What to produce:
Can you output the material exactly as written, minus any pictures it holds?

# start of Source data

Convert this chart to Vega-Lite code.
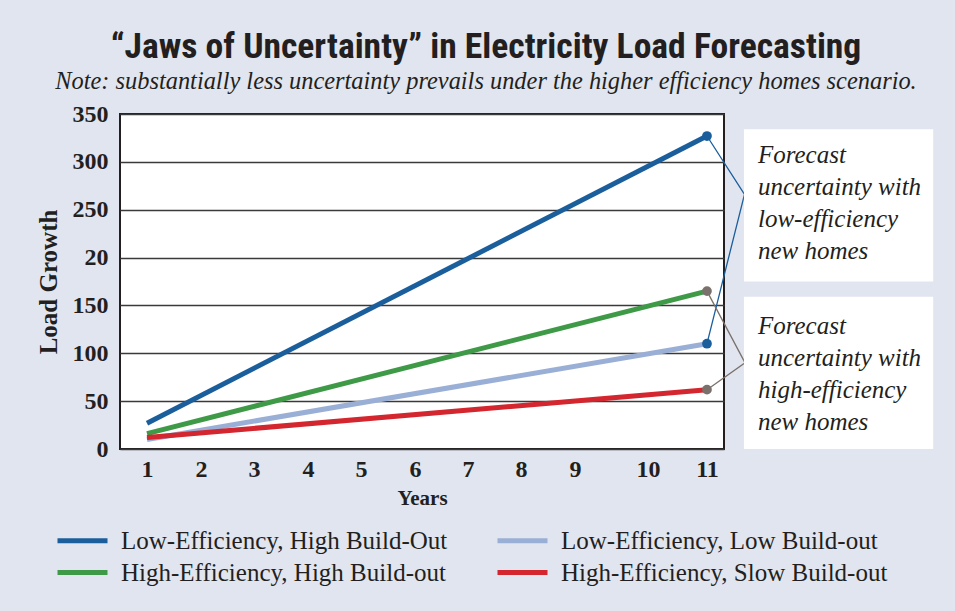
{
  "$schema": "https://vega.github.io/schema/vega-lite/v6.json",
  "width": 604,
  "height": 335,
  "autosize": "none",
  "padding": {"left": 120, "top": 114, "right": 231, "bottom": 162},
  "background": "#e1e5ef",
  "title": {
    "text": "“Jaws of Uncertainty” in Electricity Load Forecasting",
    "subtitle": "Note: substantially less uncertainty prevails under the higher efficiency homes scenario.",
    "anchor": "middle",
    "frame": "group",
    "dx": 64,
    "font": "Liberation Sans Narrow, Roboto Condensed, Roboto",
    "fontSize": 35.6,
    "fontWeight": "bold",
    "color": "#231f20",
    "subtitleFont": "Liberation Serif",
    "subtitleFontStyle": "italic",
    "subtitleFontSize": 24.4,
    "subtitleColor": "#231f20",
    "subtitlePadding": 4,
    "offset": 9
  },
  "config": {
    "view": {"stroke": "#231f20", "strokeWidth": 2, "fill": "white"},
    "axis": {
      "labelFont": "Liberation Serif",
      "labelFontWeight": "bold",
      "labelFontSize": 24,
      "labelColor": "#231f20",
      "titleFont": "Liberation Serif",
      "titleFontWeight": "bold",
      "titleColor": "#231f20",
      "ticks": false,
      "domain": false
    }
  },
  "datasets": {
    "lines": [
      {"series": "Low-Efficiency, High Build-Out", "year": 1, "load": 27},
      {"series": "Low-Efficiency, High Build-Out", "year": 11, "load": 327},
      {"series": "Low-Efficiency, Low Build-out", "year": 1, "load": 10},
      {"series": "Low-Efficiency, Low Build-out", "year": 11, "load": 110},
      {"series": "High-Efficiency, High Build-out", "year": 1, "load": 16},
      {"series": "High-Efficiency, High Build-out", "year": 11, "load": 165},
      {"series": "High-Efficiency, Slow Build-out", "year": 1, "load": 12},
      {"series": "High-Efficiency, Slow Build-out", "year": 11, "load": 62}
    ],
    "ends": [
      {"efficiency": "low", "year": 11, "load": 327},
      {"efficiency": "low", "year": 11, "load": 110},
      {"efficiency": "high", "year": 11, "load": 165},
      {"efficiency": "high", "year": 11, "load": 62}
    ],
    "brackets": [
      {"efficiency": "low", "step": 1, "year": 11, "load": 327},
      {"efficiency": "low", "step": 2, "year": 11.67, "load": 266},
      {"efficiency": "low", "step": 3, "year": 11, "load": 110},
      {"efficiency": "high", "step": 1, "year": 11, "load": 165},
      {"efficiency": "high", "step": 2, "year": 11.68, "load": 90},
      {"efficiency": "high", "step": 3, "year": 11, "load": 62}
    ]
  },
  "layer": [
    {
      "data": {"name": "lines"},
      "mark": {"type": "line", "strokeWidth": 5, "clip": false},
      "encoding": {
        "x": {
          "field": "year",
          "type": "quantitative",
          "scale": {"domain": [0.518, 11.304], "nice": false, "zero": false},
          "axis": {
            "title": "Years",
            "titleFontSize": 21,
            "titlePadding": 6,
            "grid": false,
            "values": [1, 1.964, 2.911, 3.875, 4.821, 5.786, 6.732, 7.679, 8.643, 9.946, 11],
            "labelExpr": "format(round(datum.value), 'd')",
            "labelPadding": 8
          }
        },
        "y": {
          "field": "load",
          "type": "quantitative",
          "scale": {"domain": [0, 350], "nice": false},
          "axis": {
            "title": "Load Growth",
            "titleFontSize": 25,
            "titlePadding": 11,
            "values": [0, 50, 100, 150, 200, 250, 300, 350],
            "labelExpr": "datum.value == 200 ? '20' : datum.label",
            "labelPadding": 12,
            "grid": true,
            "gridColor": "#3a3a3a",
            "gridWidth": 1.5,
            "gridOpacity": 1
          }
        },
        "color": {
          "field": "series",
          "type": "nominal",
          "scale": {
            "domain": ["Low-Efficiency, High Build-Out", "High-Efficiency, High Build-out", "Low-Efficiency, Low Build-out", "High-Efficiency, Slow Build-out"],
            "range": ["#1b5e9c", "#3f9a48", "#9aafd6", "#d3262e"]
          },
          "legend": {
            "title": null,
            "orient": "none",
            "legendX": -50,
            "legendY": 414,
            "columns": 2,
            "columnPadding": 39,
            "rowPadding": 6,
            "symbolType": "M-4,0H4",
            "symbolSize": 156.25,
            "symbolStrokeWidth": 5,
            "labelFont": "Liberation Serif",
            "labelFontSize": 25,
            "labelColor": "#231f20",
            "labelOffset": 26,
            "labelLimit": 420
          }
        }
      }
    },
    {
      "data": {"name": "brackets"},
      "transform": [{"filter": "datum.efficiency == 'low'"}],
      "mark": {"type": "line", "color": "#1b5e9c", "strokeWidth": 1.3, "clip": false},
      "encoding": {
        "x": {"field": "year", "type": "quantitative"},
        "y": {"field": "load", "type": "quantitative"},
        "order": {"field": "step"}
      }
    },
    {
      "data": {"name": "brackets"},
      "transform": [{"filter": "datum.efficiency == 'high'"}],
      "mark": {"type": "line", "color": "#7b716c", "strokeWidth": 1.3, "clip": false},
      "encoding": {
        "x": {"field": "year", "type": "quantitative"},
        "y": {"field": "load", "type": "quantitative"},
        "order": {"field": "step"}
      }
    },
    {
      "data": {"name": "ends"},
      "transform": [{"filter": "datum.efficiency == 'low'"}],
      "mark": {"type": "circle", "color": "#1b5e9c", "opacity": 1, "size": 95},
      "encoding": {
        "x": {"field": "year", "type": "quantitative"},
        "y": {"field": "load", "type": "quantitative"}
      }
    },
    {
      "data": {"name": "ends"},
      "transform": [{"filter": "datum.efficiency == 'high'"}],
      "mark": {"type": "circle", "color": "#7b716c", "opacity": 1, "size": 95},
      "encoding": {
        "x": {"field": "year", "type": "quantitative"},
        "y": {"field": "load", "type": "quantitative"}
      }
    },
    {
      "data": {"values": [{}]},
      "mark": {"type": "rect", "color": "white", "clip": false},
      "encoding": {
        "x": {"datum": 11.66},
        "x2": {"datum": 15.04},
        "y": {"datum": 334},
        "y2": {"datum": 175}
      }
    },
    {
      "data": {"values": [{}]},
      "mark": {"type": "rect", "color": "white", "clip": false},
      "encoding": {
        "x": {"datum": 11.66},
        "x2": {"datum": 15.04},
        "y": {"datum": 159},
        "y2": {"datum": 0}
      }
    },
    {
      "data": {"values": [{}]},
      "mark": {"type": "text", "align": "left", "baseline": "top", "font": "Liberation Serif", "fontStyle": "italic", "fontSize": 25, "lineHeight": 32, "color": "#231f20", "clip": false},
      "encoding": {
        "x": {"datum": 11.91},
        "y": {"datum": 320},
        "text": {"value": ["Forecast", "uncertainty with", "low-efficiency", "new homes"]}
      }
    },
    {
      "data": {"values": [{}]},
      "mark": {"type": "text", "align": "left", "baseline": "top", "font": "Liberation Serif", "fontStyle": "italic", "fontSize": 25, "lineHeight": 32, "color": "#231f20", "clip": false},
      "encoding": {
        "x": {"datum": 11.91},
        "y": {"datum": 141},
        "text": {"value": ["Forecast", "uncertainty with", "high-efficiency", "new homes"]}
      }
    }
  ]
}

# end of Source data

Full answer:
Convert this chart to Vega-Lite code.
{
  "$schema": "https://vega.github.io/schema/vega-lite/v6.json",
  "width": 604,
  "height": 335,
  "autosize": "none",
  "padding": {"left": 120, "top": 114, "right": 231, "bottom": 162},
  "background": "#e1e5ef",
  "title": {
    "text": "“Jaws of Uncertainty” in Electricity Load Forecasting",
    "subtitle": "Note: substantially less uncertainty prevails under the higher efficiency homes scenario.",
    "anchor": "middle",
    "frame": "group",
    "dx": 64,
    "font": "Liberation Sans Narrow, Roboto Condensed, Roboto",
    "fontSize": 35.6,
    "fontWeight": "bold",
    "color": "#231f20",
    "subtitleFont": "Liberation Serif",
    "subtitleFontStyle": "italic",
    "subtitleFontSize": 24.4,
    "subtitleColor": "#231f20",
    "subtitlePadding": 4,
    "offset": 9
  },
  "config": {
    "view": {"stroke": "#231f20", "strokeWidth": 2, "fill": "white"},
    "axis": {
      "labelFont": "Liberation Serif",
      "labelFontWeight": "bold",
      "labelFontSize": 24,
      "labelColor": "#231f20",
      "titleFont": "Liberation Serif",
      "titleFontWeight": "bold",
      "titleColor": "#231f20",
      "ticks": false,
      "domain": false
    }
  },
  "datasets": {
    "lines": [
      {"series": "Low-Efficiency, High Build-Out", "year": 1, "load": 27},
      {"series": "Low-Efficiency, High Build-Out", "year": 11, "load": 327},
      {"series": "Low-Efficiency, Low Build-out", "year": 1, "load": 10},
      {"series": "Low-Efficiency, Low Build-out", "year": 11, "load": 110},
      {"series": "High-Efficiency, High Build-out", "year": 1, "load": 16},
      {"series": "High-Efficiency, High Build-out", "year": 11, "load": 165},
      {"series": "High-Efficiency, Slow Build-out", "year": 1, "load": 12},
      {"series": "High-Efficiency, Slow Build-out", "year": 11, "load": 62}
    ],
    "ends": [
      {"efficiency": "low", "year": 11, "load": 327},
      {"efficiency": "low", "year": 11, "load": 110},
      {"efficiency": "high", "year": 11, "load": 165},
      {"efficiency": "high", "year": 11, "load": 62}
    ],
    "brackets": [
      {"efficiency": "low", "step": 1, "year": 11, "load": 327},
      {"efficiency": "low", "step": 2, "year": 11.67, "load": 266},
      {"efficiency": "low", "step": 3, "year": 11, "load": 110},
      {"efficiency": "high", "step": 1, "year": 11, "load": 165},
      {"efficiency": "high", "step": 2, "year": 11.68, "load": 90},
      {"efficiency": "high", "step": 3, "year": 11, "load": 62}
    ]
  },
  "layer": [
    {
      "data": {"name": "lines"},
      "mark": {"type": "line", "strokeWidth": 5, "clip": false},
      "encoding": {
        "x": {
          "field": "year",
          "type": "quantitative",
          "scale": {"domain": [0.518, 11.304], "nice": false, "zero": false},
          "axis": {
            "title": "Years",
            "titleFontSize": 21,
            "titlePadding": 6,
            "grid": false,
            "values": [1, 1.964, 2.911, 3.875, 4.821, 5.786, 6.732, 7.679, 8.643, 9.946, 11],
            "labelExpr": "format(round(datum.value), 'd')",
            "labelPadding": 8
          }
        },
        "y": {
          "field": "load",
          "type": "quantitative",
          "scale": {"domain": [0, 350], "nice": false},
          "axis": {
            "title": "Load Growth",
            "titleFontSize": 25,
            "titlePadding": 11,
            "values": [0, 50, 100, 150, 200, 250, 300, 350],
            "labelExpr": "datum.value == 200 ? '20' : datum.label",
            "labelPadding": 12,
            "grid": true,
            "gridColor": "#3a3a3a",
            "gridWidth": 1.5,
            "gridOpacity": 1
          }
        },
        "color": {
          "field": "series",
          "type": "nominal",
          "scale": {
            "domain": ["Low-Efficiency, High Build-Out", "High-Efficiency, High Build-out", "Low-Efficiency, Low Build-out", "High-Efficiency, Slow Build-out"],
            "range": ["#1b5e9c", "#3f9a48", "#9aafd6", "#d3262e"]
          },
          "legend": {
            "title": null,
            "orient": "none",
            "legendX": -50,
            "legendY": 414,
            "columns": 2,
            "columnPadding": 39,
            "rowPadding": 6,
            "symbolType": "M-4,0H4",
            "symbolSize": 156.25,
            "symbolStrokeWidth": 5,
            "labelFont": "Liberation Serif",
            "labelFontSize": 25,
            "labelColor": "#231f20",
            "labelOffset": 26,
            "labelLimit": 420
          }
        }
      }
    },
    {
      "data": {"name": "brackets"},
      "transform": [{"filter": "datum.efficiency == 'low'"}],
      "mark": {"type": "line", "color": "#1b5e9c", "strokeWidth": 1.3, "clip": false},
      "encoding": {
        "x": {"field": "year", "type": "quantitative"},
        "y": {"field": "load", "type": "quantitative"},
        "order": {"field": "step"}
      }
    },
    {
      "data": {"name": "brackets"},
      "transform": [{"filter": "datum.efficiency == 'high'"}],
      "mark": {"type": "line", "color": "#7b716c", "strokeWidth": 1.3, "clip": false},
      "encoding": {
        "x": {"field": "year", "type": "quantitative"},
        "y": {"field": "load", "type": "quantitative"},
        "order": {"field": "step"}
      }
    },
    {
      "data": {"name": "ends"},
      "transform": [{"filter": "datum.efficiency == 'low'"}],
      "mark": {"type": "circle", "color": "#1b5e9c", "opacity": 1, "size": 95},
      "encoding": {
        "x": {"field": "year", "type": "quantitative"},
        "y": {"field": "load", "type": "quantitative"}
      }
    },
    {
      "data": {"name": "ends"},
      "transform": [{"filter": "datum.efficiency == 'high'"}],
      "mark": {"type": "circle", "color": "#7b716c", "opacity": 1, "size": 95},
      "encoding": {
        "x": {"field": "year", "type": "quantitative"},
        "y": {"field": "load", "type": "quantitative"}
      }
    },
    {
      "data": {"values": [{}]},
      "mark": {"type": "rect", "color": "white", "clip": false},
      "encoding": {
        "x": {"datum": 11.66},
        "x2": {"datum": 15.04},
        "y": {"datum": 334},
        "y2": {"datum": 175}
      }
    },
    {
      "data": {"values": [{}]},
      "mark": {"type": "rect", "color": "white", "clip": false},
      "encoding": {
        "x": {"datum": 11.66},
        "x2": {"datum": 15.04},
        "y": {"datum": 159},
        "y2": {"datum": 0}
      }
    },
    {
      "data": {"values": [{}]},
      "mark": {"type": "text", "align": "left", "baseline": "top", "font": "Liberation Serif", "fontStyle": "italic", "fontSize": 25, "lineHeight": 32, "color": "#231f20", "clip": false},
      "encoding": {
        "x": {"datum": 11.91},
        "y": {"datum": 320},
        "text": {"value": ["Forecast", "uncertainty with", "low-efficiency", "new homes"]}
      }
    },
    {
      "data": {"values": [{}]},
      "mark": {"type": "text", "align": "left", "baseline": "top", "font": "Liberation Serif", "fontStyle": "italic", "fontSize": 25, "lineHeight": 32, "color": "#231f20", "clip": false},
      "encoding": {
        "x": {"datum": 11.91},
        "y": {"datum": 141},
        "text": {"value": ["Forecast", "uncertainty with", "high-efficiency", "new homes"]}
      }
    }
  ]
}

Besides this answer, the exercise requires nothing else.